**** RECORDED DATA ****

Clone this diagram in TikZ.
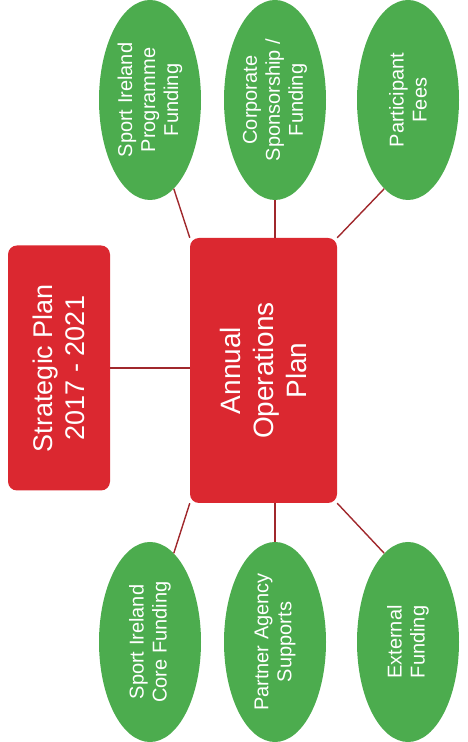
\documentclass[tikz,border=0pt]{standalone}
\usepackage{fontspec}
\setmainfont{Liberation Sans}
\usetikzlibrary{shapes.geometric}

\definecolor{boxred}{RGB}{219,40,48}
\definecolor{fundgreen}{RGB}{76,172,78}
\definecolor{linkred}{RGB}{160,40,44}

\tikzset{
  planbox/.style={rectangle, rounded corners=9pt, fill=boxred, text=white,
    align=center, rotate=90, inner sep=0pt},
  fundoval/.style={ellipse, fill=fundgreen, text=white, align=center,
    rotate=90, inner sep=0pt, minimum width=200pt, minimum height=102pt,
    font=\fontsize{20}{23}\selectfont},
  link/.style={linkred, line width=1.4pt}
}

\begin{document}
\begin{tikzpicture}[x=1pt,y=1pt]
    \useasboundingbox (0,0) rectangle (467,742);

    % plans
    \node[planbox, minimum width=245pt, minimum height=102pt,
          font=\fontsize{27}{32}\selectfont] (strat) at (59,374) {Strategic Plan\\2017 - 2021};
    \node[planbox, minimum width=265pt, minimum height=147pt,
          font=\fontsize{28}{33}\selectfont] (annual) at (263.5,371.5) {Annual\\Operations\\Plan};

    % funding sources, top row
    \node[fundoval] (progfund) at (150,642) {Sport Ireland\\Programme\\Funding};
    \node[fundoval] (corpfund) at (275,642) {Corporate\\Sponsorship /\\Funding};
    \node[fundoval] (fees) at (408,642) {Participant\\Fees};

    % funding sources, bottom row
    \node[fundoval] (corefund) at (150,100) {Sport Ireland\\Core Funding};
    \node[fundoval] (partner) at (275,100) {Partner Agency\\Supports};
    \node[fundoval] (extfund) at (408,100) {External\\Funding};

    \draw[link] (strat.south) -- (strat.south -| annual.north);

    \draw[link] (annual.north east) -- (progfund.-165);
    \draw[link] (corpfund.180 |- annual.east) -- (corpfund.180);
    \draw[link] (annual.south east) -- (fees.165);

    \draw[link] (annual.north west) -- (corefund.-15);
    \draw[link] (partner.0 |- annual.west) -- (partner.0);
    \draw[link] (annual.south west) -- (extfund.15);
\end{tikzpicture}
\end{document}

****

YOUR INSTRUCTIONS ▸
Go through the listing above and write it all out exactly, leaving out any picture.

ANSWER TO THE EXERCISE ▸
Clone this diagram in TikZ.
\documentclass[tikz,border=0pt]{standalone}
\usepackage{fontspec}
\setmainfont{Liberation Sans}
\usetikzlibrary{shapes.geometric}

\definecolor{boxred}{RGB}{219,40,48}
\definecolor{fundgreen}{RGB}{76,172,78}
\definecolor{linkred}{RGB}{160,40,44}

\tikzset{
  planbox/.style={rectangle, rounded corners=9pt, fill=boxred, text=white,
    align=center, rotate=90, inner sep=0pt},
  fundoval/.style={ellipse, fill=fundgreen, text=white, align=center,
    rotate=90, inner sep=0pt, minimum width=200pt, minimum height=102pt,
    font=\fontsize{20}{23}\selectfont},
  link/.style={linkred, line width=1.4pt}
}

\begin{document}
\begin{tikzpicture}[x=1pt,y=1pt]
    \useasboundingbox (0,0) rectangle (467,742);

    % plans
    \node[planbox, minimum width=245pt, minimum height=102pt,
          font=\fontsize{27}{32}\selectfont] (strat) at (59,374) {Strategic Plan\\2017 - 2021};
    \node[planbox, minimum width=265pt, minimum height=147pt,
          font=\fontsize{28}{33}\selectfont] (annual) at (263.5,371.5) {Annual\\Operations\\Plan};

    % funding sources, top row
    \node[fundoval] (progfund) at (150,642) {Sport Ireland\\Programme\\Funding};
    \node[fundoval] (corpfund) at (275,642) {Corporate\\Sponsorship /\\Funding};
    \node[fundoval] (fees) at (408,642) {Participant\\Fees};

    % funding sources, bottom row
    \node[fundoval] (corefund) at (150,100) {Sport Ireland\\Core Funding};
    \node[fundoval] (partner) at (275,100) {Partner Agency\\Supports};
    \node[fundoval] (extfund) at (408,100) {External\\Funding};

    \draw[link] (strat.south) -- (strat.south -| annual.north);

    \draw[link] (annual.north east) -- (progfund.-165);
    \draw[link] (corpfund.180 |- annual.east) -- (corpfund.180);
    \draw[link] (annual.south east) -- (fees.165);

    \draw[link] (annual.north west) -- (corefund.-15);
    \draw[link] (partner.0 |- annual.west) -- (partner.0);
    \draw[link] (annual.south west) -- (extfund.15);
\end{tikzpicture}
\end{document}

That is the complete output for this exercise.